Written instruction — Search the data for the string "this" and extract every line where it appears.

Source records —
****
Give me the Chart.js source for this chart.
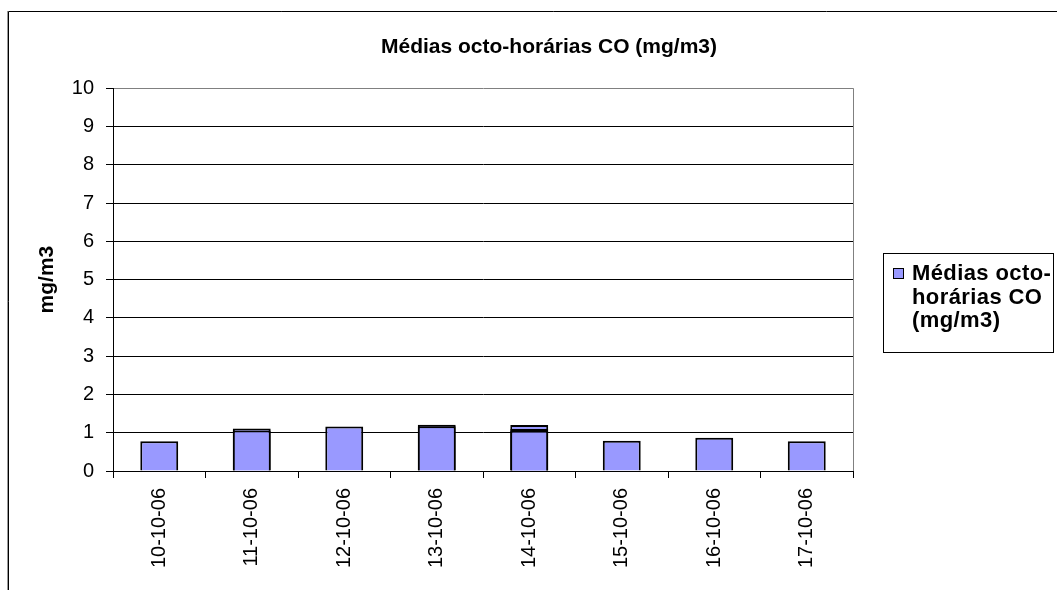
<!DOCTYPE html>
<html>
<head>
<meta charset="utf-8">
<script src="https://cdn.jsdelivr.net/npm/chart.js"></script>
<style>
  html, body { margin: 0; padding: 0; background: #fff; overflow: hidden; }
  #wrap { position: absolute; left: 0; top: 0; width: 1098px; height: 590px; }
</style>
</head>
<body>
<div id="wrap"><canvas id="myChart"></canvas></div>
<script>
// dias
const dias = ['10-10-06', '11-10-06', '12-10-06', '13-10-06', '14-10-06', '15-10-06', '16-10-06', '17-10-06'];
// barras sobrepostas (varias medias no mesmo dia)
const mediasMax = [0.78, 1.11, 1.16, 1.21, 1.20, 0.79, 0.87, 0.78];
const mediasMeio = [null, 1.06, null, 1.17, 1.10, null, null, null];
const mediasMin = [null, null, null, null, 1.05, null, null, null];
const yTicks = [0, 1, 2, 3, 4, 5, 6, 7, 8, 9, 10];

const titulo = 'Médias octo-horárias CO (mg/m3)';
const legendaLinhas = ['Médias octo-', 'horárias CO', '(mg/m3)'];
const corBarra = '#9999FF';
const fonte = '"Liberation Sans", Arial, sans-serif';

// moldura exterior + borda direita da area do grafico + legenda
const extras = {
  id: 'extras',
  beforeDraw(chart) {
    const c = chart.ctx;
    c.save();
    c.strokeStyle = '#999';
    c.lineWidth = 1;
    c.beginPath();
    c.moveTo(7.5, 11); c.lineTo(7.5, 600);
    c.stroke();
    c.strokeStyle = '#000';
    c.beginPath();
    c.moveTo(8.5, 600); c.lineTo(8.5, 11.5); c.lineTo(1200, 11.5);
    c.stroke();
    c.restore();
  },
  beforeDatasetsDraw(chart) {
    const a = chart.chartArea;
    const c = chart.ctx;
    c.save();
    c.strokeStyle = '#808080';
    c.lineWidth = 1;
    c.beginPath();
    c.moveTo(Math.round(a.right) + 0.5, a.top);
    c.lineTo(Math.round(a.right) + 0.5, a.bottom);
    c.stroke();
    c.restore();
  },
  afterDraw(chart) {
    const c = chart.ctx;
    const ds = chart.data.datasets[0];
    c.save();
    c.strokeStyle = '#000';
    c.lineWidth = 1;
    c.strokeRect(883.5, 253.5, 170, 99);
    c.fillStyle = ds.backgroundColor;
    c.fillRect(893, 268, 10, 10);
    c.strokeRect(893.5, 268.5, 10, 10);
    c.fillStyle = '#000';
    c.font = 'bold 22px ' + fonte;
    c.letterSpacing = '0.4px';
    c.textBaseline = 'alphabetic';
    legendaLinhas.forEach((t, i) => c.fillText(t, 912, 280 + i * 23.5));
    c.restore();
  }
};

const cty = document.getElementById('myChart');
const myChart = new Chart(cty, {
  type: 'bar',
  data: {
    labels: dias,
    datasets: [{
      label: titulo,
      data: mediasMax,
      backgroundColor: corBarra,
      borderColor: '#000',
      borderWidth: 2,
      grouped: false,
      order: 3
    }, {
      label: titulo,
      data: mediasMeio,
      backgroundColor: corBarra,
      borderColor: '#000',
      borderWidth: 2,
      grouped: false,
      order: 2
    }, {
      label: titulo,
      data: mediasMin,
      backgroundColor: corBarra,
      borderColor: '#000',
      borderWidth: 2,
      grouped: false,
      order: 1
    }]
  },
  options: {
    responsive: true,
    maintainAspectRatio: false,
    animation: false,
    barPercentage: 0.41,
    categoryPercentage: 1,
    layout: { padding: 0 },
    scales: {
      x: {
        offset: true,
        afterFit: (s) => { s.height = 119; },
        grid: { offset: true, drawOnChartArea: false, drawTicks: true, tickLength: 7, color: '#000' },
        border: { color: '#000', width: 1 },
        ticks: {
          minRotation: 90, maxRotation: 90, padding: 10, color: '#000',
          font: { family: fonte, size: 20 }
        }
      },
      y: {
        min: 0,
        max: 10,
        afterFit: (s) => { s.width = 113; },
        afterBuildTicks: (s) => { s.ticks = yTicks.map(v => ({ value: v })); },
        grid: {
          color: (ctx) => (ctx.tick && ctx.tick.value === 10 ? '#808080' : '#000'),
          tickColor: '#000',
          tickLength: 7
        },
        border: { color: '#000', width: 1 },
        ticks: { padding: 12, color: '#000', font: { family: fonte, size: 20 } },
        title: {
          display: true,
          text: 'mg/m3',
          color: '#000',
          padding: { top: 35, bottom: 0 },
          font: { family: fonte, size: 21, weight: 'bold' }
        }
      },
      yR: {
        position: 'right',
        afterFit: (s) => { s.width = 245; },
        ticks: { display: false },
        grid: { display: false },
        border: { display: false }
      }
    },
    plugins: {
      legend: { display: false },
      tooltip: { enabled: false },
      title: {
        display: true,
        text: titulo,
        color: '#000',
        padding: { top: 35, bottom: 28 },
        font: { family: fonte, size: 21, weight: 'bold' }
      }
    }
  },
  plugins: [extras]
});
</script>
</body>
</html>
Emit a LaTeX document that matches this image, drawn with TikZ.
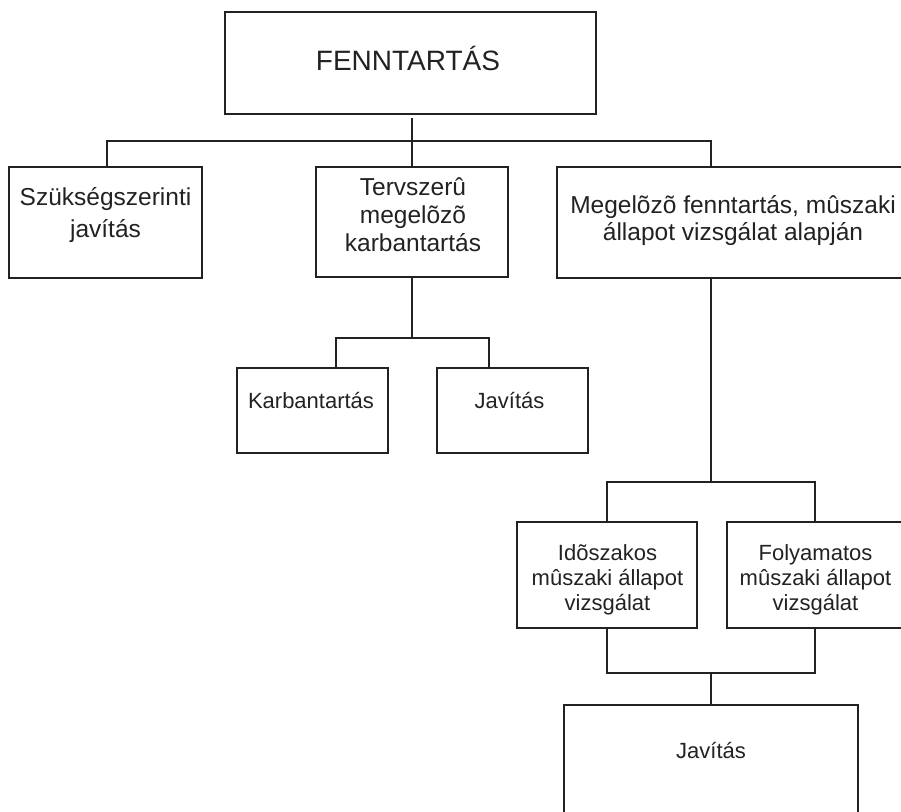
\documentclass[tikz,border=0pt]{standalone}
\usepackage{fontspec}
\setmainfont{Liberation Sans}
\usetikzlibrary{calc}
\definecolor{ink}{HTML}{222222}
\begin{document}
\begin{tikzpicture}[x=1pt,y=-1pt,
  box/.style={draw=ink, line width=2.9pt, rectangle, inner sep=0pt},
  wire/.style={draw=ink, line width=2.9pt},
  big/.style={font=\fontsize{28}{34}\selectfont, text=ink, anchor=base, inner sep=0pt},
  mid/.style={font=\fontsize{24.5}{29}\selectfont, text=ink, anchor=base, inner sep=0pt},
  sml/.style={font=\fontsize{22}{26}\selectfont, text=ink, anchor=base, inner sep=0pt}]
\useasboundingbox (0,0) rectangle (901,811);
\clip (0,0) rectangle (901,811);
% boxes
\node[box, minimum width=371, minimum height=102] (top) at (410.5,63) {};
\node[box, minimum width=193, minimum height=111] (b1) at (105.5,222.5) {};
\node[box, minimum width=192, minimum height=110] (b2) at (412,222) {};
\node[box, minimum width=368, minimum height=111] (b3) at (741,222.5) {};
\node[box, minimum width=151, minimum height=85] (b4) at (312.5,410.5) {};
\node[box, minimum width=151, minimum height=85] (b5) at (512.5,410.5) {};
\node[box, minimum width=180, minimum height=106] (b6) at (607,575) {};
\node[box, minimum width=198, minimum height=106] (b7) at (826,575) {};
\node[box, minimum width=294, minimum height=125] (b8) at (711,767.5) {};
% texts
\node[big] (t0) at (408,70) {FENNTARTÁS};
\node[mid] (t1a) at (105.5,205) {Szükségszerinti};
\node[mid] (t1b) at (105.5,237) {javítás};
\node[mid] (t2a) at (413,195) {Tervszerû};
\node[mid] (t2b) at (413,223) {megelõzõ};
\node[mid] (t2c) at (413,251) {karbantartás};
\node[mid] (t3a) at (733,213) {Megelõzõ fenntartás, mûszaki};
\node[mid] (t3b) at (733,240) {állapot vizsgálat alapján};
\node[sml] (t4) at (311,408) {Karbantartás};
\node[sml] (t5) at (509.5,408) {Javítás};
\node[sml] (t6a) at (607.5,560) {Idõszakos};
\node[sml] (t6b) at (607.5,585) {mûszaki állapot};
\node[sml] (t6c) at (607.5,610) {vizsgálat};
\node[sml] (t7a) at (815.5,560) {Folyamatos};
\node[sml] (t7b) at (815.5,585) {mûszaki állapot};
\node[sml] (t7c) at (815.5,610) {vizsgálat};
\node[sml] (t8) at (711,758) {Javítás};
% connectors
\coordinate (bus1) at (412,141);
\coordinate (bus2) at (412,338);
\coordinate (bus3) at (711,482);
\coordinate (bus4) at (711,673);
\draw[wire] ($(b2.north |- top.south)+(0,3)$) -- (b2.north);
\draw[wire] ([xshift=1.5pt]b1.north) |- (bus1) -| ([xshift=-30pt]b3.north);
\draw[wire] (b2.south) -- (bus2);
\draw[wire] ([xshift=23.5pt]b4.north) |- (bus2) -| ([xshift=-23.5pt]b5.north);
\draw[wire] ([xshift=-30pt]b3.south) -- (bus3);
\draw[wire] (b6.north) |- (bus3) -| ([xshift=-11pt]b7.north);
\draw[wire] (b6.south) |- (bus4) -| ([xshift=-11pt]b7.south);
\draw[wire] (bus4) -- (b8.north);
\end{tikzpicture}
\end{document}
****
Task answer —
Give me the Chart.js source for this chart.
Emit a LaTeX document that matches this image, drawn with TikZ.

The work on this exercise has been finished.